**Aim of the exercise**
Give again, word for word, the lines below that run from the line with "Recreate this image" through the line with "import plotly.graph_objects as go". Drop the pictures.

**Excerpted data**

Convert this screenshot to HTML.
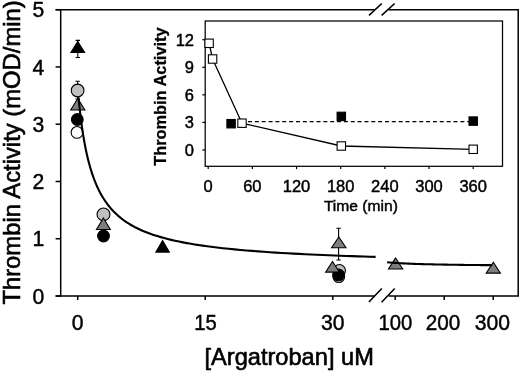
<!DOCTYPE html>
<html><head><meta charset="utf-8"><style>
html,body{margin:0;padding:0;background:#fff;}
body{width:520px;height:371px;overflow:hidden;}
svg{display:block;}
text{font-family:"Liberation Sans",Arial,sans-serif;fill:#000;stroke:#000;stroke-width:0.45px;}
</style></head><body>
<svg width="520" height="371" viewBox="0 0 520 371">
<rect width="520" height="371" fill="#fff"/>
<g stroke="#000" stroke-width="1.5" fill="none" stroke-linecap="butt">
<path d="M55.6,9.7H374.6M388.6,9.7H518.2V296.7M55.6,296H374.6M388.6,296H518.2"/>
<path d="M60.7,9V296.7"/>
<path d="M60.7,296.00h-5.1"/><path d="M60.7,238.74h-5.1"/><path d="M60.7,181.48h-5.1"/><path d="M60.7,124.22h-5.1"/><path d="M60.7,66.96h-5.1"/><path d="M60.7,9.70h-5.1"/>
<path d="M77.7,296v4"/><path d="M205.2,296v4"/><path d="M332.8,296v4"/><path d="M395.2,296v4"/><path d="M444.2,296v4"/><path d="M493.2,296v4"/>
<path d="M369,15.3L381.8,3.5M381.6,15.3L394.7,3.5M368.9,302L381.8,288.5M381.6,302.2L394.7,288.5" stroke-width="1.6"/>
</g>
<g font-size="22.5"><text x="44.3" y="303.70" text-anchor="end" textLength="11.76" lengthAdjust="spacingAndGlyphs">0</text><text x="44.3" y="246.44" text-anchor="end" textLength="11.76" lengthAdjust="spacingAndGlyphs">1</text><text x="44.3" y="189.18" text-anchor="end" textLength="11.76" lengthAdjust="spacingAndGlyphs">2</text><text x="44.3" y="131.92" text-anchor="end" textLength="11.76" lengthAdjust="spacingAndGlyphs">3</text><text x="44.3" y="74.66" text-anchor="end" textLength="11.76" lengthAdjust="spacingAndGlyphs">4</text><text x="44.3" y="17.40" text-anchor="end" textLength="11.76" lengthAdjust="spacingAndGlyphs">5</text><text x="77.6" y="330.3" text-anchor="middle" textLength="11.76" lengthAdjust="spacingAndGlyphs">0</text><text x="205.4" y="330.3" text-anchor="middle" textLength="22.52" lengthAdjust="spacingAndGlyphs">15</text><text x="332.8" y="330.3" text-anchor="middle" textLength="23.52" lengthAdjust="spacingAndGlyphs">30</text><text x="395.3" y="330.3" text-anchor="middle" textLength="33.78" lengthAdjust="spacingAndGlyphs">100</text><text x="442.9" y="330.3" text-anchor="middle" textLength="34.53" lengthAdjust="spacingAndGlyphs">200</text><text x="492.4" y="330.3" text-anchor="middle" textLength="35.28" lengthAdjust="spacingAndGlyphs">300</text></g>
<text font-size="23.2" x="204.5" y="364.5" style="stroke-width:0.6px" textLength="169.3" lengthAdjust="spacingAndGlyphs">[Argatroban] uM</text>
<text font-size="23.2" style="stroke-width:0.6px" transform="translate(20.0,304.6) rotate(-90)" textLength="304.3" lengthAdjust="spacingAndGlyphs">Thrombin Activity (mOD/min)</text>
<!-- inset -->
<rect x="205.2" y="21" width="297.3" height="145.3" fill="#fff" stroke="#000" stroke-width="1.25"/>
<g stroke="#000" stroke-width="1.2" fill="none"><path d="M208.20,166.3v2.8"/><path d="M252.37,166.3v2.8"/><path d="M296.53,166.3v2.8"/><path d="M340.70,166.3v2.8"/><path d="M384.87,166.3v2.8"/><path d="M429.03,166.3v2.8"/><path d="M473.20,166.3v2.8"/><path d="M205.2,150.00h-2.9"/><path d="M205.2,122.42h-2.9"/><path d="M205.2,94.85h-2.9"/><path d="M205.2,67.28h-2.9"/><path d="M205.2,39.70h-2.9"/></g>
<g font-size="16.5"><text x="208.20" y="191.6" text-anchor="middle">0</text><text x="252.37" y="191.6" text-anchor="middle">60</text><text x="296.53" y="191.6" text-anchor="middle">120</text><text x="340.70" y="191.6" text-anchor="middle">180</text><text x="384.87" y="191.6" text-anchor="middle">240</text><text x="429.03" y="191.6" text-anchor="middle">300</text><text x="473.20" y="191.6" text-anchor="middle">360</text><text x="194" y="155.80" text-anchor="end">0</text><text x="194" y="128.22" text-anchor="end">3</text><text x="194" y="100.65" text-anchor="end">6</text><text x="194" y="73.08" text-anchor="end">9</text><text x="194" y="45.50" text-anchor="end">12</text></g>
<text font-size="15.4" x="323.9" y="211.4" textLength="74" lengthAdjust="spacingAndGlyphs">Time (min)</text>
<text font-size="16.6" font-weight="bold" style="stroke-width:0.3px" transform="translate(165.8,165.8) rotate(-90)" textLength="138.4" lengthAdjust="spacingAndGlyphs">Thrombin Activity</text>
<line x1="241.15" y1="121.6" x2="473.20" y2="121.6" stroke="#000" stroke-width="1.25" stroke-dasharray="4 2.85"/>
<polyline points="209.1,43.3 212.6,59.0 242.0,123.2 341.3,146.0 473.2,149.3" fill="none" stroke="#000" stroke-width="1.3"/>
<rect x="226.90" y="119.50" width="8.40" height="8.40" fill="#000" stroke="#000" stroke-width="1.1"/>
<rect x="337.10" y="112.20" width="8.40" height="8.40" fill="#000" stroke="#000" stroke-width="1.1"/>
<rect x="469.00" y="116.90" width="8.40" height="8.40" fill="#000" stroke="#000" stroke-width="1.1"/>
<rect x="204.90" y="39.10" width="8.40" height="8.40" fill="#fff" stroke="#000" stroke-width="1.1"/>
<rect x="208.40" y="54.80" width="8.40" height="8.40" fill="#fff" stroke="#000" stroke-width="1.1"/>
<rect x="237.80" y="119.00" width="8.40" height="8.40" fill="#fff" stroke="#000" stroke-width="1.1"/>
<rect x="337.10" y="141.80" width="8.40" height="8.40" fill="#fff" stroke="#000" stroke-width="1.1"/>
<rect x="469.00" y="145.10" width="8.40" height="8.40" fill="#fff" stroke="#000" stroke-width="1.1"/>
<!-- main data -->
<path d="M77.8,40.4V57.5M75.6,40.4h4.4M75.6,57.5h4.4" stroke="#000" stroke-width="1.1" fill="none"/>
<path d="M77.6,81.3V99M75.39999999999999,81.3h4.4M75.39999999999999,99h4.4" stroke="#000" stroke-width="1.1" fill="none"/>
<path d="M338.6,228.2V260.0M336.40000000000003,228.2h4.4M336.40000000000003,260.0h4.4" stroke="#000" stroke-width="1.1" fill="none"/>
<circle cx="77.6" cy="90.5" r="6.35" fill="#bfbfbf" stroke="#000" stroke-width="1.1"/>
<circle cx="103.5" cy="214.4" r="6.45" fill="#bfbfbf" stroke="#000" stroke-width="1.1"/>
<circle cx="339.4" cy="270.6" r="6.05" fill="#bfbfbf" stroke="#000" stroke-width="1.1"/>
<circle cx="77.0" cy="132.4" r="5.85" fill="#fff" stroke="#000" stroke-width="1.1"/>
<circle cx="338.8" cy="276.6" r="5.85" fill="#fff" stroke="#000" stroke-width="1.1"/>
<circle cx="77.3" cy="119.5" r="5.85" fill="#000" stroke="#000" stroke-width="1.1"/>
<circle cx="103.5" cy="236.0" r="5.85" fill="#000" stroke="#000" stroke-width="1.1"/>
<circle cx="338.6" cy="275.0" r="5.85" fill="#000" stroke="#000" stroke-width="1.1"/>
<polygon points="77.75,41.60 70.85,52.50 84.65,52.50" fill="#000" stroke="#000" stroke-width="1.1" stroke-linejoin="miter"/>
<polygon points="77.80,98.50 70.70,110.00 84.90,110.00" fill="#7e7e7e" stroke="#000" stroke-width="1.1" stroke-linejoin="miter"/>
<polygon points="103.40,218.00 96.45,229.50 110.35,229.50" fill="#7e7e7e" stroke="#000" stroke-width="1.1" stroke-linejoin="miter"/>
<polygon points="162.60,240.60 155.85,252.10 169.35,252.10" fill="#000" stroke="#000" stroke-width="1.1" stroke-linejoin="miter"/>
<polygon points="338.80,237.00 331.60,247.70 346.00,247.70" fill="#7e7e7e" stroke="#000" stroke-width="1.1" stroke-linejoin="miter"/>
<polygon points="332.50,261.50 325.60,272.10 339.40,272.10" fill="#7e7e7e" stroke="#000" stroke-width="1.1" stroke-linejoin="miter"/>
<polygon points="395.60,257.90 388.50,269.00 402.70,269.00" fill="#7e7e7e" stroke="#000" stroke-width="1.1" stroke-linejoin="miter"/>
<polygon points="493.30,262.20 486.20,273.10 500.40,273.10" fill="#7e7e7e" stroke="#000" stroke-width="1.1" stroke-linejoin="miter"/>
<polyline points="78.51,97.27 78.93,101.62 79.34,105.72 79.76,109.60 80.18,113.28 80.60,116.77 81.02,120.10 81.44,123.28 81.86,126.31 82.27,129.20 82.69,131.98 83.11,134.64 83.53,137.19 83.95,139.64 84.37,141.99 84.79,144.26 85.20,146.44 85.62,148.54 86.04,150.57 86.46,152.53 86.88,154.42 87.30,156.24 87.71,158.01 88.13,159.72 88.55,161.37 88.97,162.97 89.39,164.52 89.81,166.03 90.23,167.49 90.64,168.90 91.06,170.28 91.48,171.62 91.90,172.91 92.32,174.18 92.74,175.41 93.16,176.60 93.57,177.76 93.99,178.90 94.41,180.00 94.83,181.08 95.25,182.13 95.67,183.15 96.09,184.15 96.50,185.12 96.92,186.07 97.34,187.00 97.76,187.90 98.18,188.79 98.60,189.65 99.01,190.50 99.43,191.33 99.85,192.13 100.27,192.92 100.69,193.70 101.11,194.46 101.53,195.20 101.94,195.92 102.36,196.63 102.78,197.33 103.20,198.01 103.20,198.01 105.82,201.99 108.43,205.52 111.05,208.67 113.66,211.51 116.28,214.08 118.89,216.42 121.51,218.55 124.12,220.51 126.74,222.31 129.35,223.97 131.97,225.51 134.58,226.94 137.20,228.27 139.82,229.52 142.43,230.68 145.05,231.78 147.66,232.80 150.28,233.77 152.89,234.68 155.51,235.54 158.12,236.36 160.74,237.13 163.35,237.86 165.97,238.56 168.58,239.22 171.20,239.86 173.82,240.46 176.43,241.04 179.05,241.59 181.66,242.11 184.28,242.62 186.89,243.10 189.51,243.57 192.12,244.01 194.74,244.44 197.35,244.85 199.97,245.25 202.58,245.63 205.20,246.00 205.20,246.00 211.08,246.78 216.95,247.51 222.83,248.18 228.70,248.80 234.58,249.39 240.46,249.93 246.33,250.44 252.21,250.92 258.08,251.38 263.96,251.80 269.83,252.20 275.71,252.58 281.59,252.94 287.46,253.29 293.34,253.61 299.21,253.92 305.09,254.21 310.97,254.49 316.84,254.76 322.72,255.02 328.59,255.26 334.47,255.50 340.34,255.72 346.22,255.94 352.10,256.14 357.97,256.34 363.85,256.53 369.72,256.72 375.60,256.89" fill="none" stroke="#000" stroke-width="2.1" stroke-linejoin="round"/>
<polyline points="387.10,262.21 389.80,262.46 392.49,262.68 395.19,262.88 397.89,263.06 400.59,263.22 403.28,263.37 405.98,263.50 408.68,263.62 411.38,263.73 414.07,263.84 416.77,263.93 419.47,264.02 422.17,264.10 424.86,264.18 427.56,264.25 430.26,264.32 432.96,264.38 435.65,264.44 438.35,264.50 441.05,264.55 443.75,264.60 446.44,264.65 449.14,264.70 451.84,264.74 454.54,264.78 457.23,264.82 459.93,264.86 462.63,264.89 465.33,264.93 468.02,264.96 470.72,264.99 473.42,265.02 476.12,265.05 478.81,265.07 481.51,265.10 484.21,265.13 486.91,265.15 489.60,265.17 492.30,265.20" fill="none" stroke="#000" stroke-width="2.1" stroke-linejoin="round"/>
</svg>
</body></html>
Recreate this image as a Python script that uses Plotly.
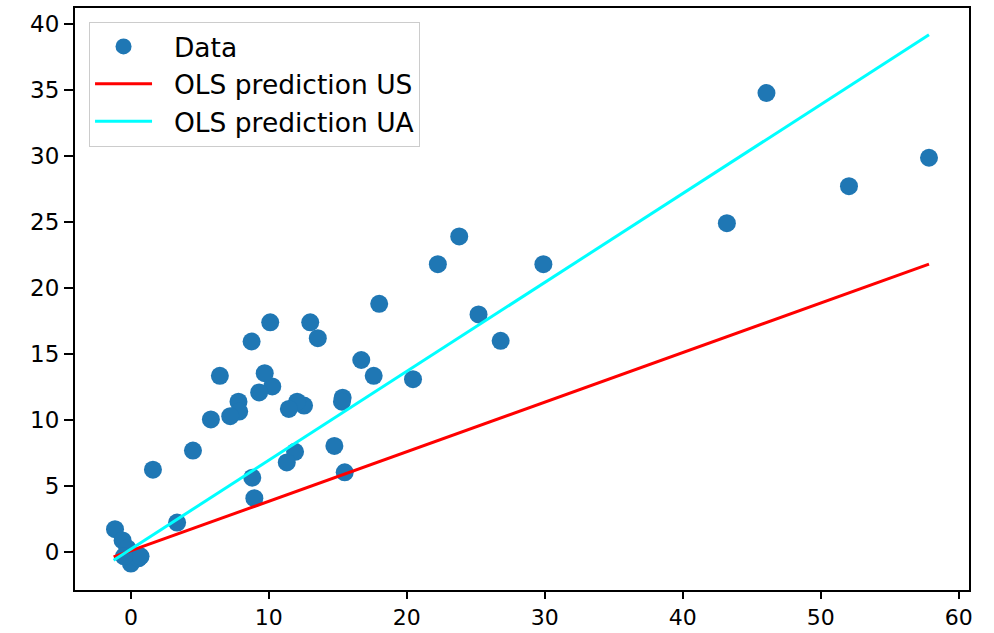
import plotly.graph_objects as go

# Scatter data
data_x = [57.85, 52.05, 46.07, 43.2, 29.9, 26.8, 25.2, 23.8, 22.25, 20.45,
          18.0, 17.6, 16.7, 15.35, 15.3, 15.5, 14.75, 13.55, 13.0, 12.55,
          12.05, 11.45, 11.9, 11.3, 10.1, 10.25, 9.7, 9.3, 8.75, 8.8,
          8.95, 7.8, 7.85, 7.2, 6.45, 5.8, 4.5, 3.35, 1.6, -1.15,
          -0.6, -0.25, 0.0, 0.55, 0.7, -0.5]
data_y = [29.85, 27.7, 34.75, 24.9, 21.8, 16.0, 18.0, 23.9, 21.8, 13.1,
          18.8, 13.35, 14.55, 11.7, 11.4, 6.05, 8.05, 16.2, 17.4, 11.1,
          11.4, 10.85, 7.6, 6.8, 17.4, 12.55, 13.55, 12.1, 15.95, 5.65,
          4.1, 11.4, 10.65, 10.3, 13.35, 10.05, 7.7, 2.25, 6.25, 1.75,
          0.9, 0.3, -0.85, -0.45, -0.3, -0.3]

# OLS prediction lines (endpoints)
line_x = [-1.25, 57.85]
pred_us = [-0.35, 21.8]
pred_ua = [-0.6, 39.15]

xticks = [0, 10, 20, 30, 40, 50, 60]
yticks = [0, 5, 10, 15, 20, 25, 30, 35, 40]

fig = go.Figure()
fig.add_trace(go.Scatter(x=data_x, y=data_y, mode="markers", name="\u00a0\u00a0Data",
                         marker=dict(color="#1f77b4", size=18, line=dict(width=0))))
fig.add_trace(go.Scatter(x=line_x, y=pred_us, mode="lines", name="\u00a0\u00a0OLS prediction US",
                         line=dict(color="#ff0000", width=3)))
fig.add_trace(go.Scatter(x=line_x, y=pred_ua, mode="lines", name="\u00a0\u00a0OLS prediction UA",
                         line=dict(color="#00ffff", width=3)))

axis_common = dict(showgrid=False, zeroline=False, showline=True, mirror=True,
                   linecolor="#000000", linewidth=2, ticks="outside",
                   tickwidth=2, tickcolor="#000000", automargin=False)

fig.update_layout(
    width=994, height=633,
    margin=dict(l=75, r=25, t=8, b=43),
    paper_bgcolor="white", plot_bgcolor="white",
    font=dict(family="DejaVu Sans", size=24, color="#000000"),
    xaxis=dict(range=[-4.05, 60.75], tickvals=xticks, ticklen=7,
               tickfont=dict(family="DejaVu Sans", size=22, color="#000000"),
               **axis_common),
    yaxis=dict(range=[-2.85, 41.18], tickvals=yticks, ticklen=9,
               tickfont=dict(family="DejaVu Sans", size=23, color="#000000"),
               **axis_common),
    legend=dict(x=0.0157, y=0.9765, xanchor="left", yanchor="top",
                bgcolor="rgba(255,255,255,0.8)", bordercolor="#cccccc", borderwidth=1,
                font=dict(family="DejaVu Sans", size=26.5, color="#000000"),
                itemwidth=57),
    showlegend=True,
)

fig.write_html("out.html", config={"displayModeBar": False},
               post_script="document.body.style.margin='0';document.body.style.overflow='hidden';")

**Final result**
Recreate this image as a Python script that uses Plotly.
import plotly.graph_objects as go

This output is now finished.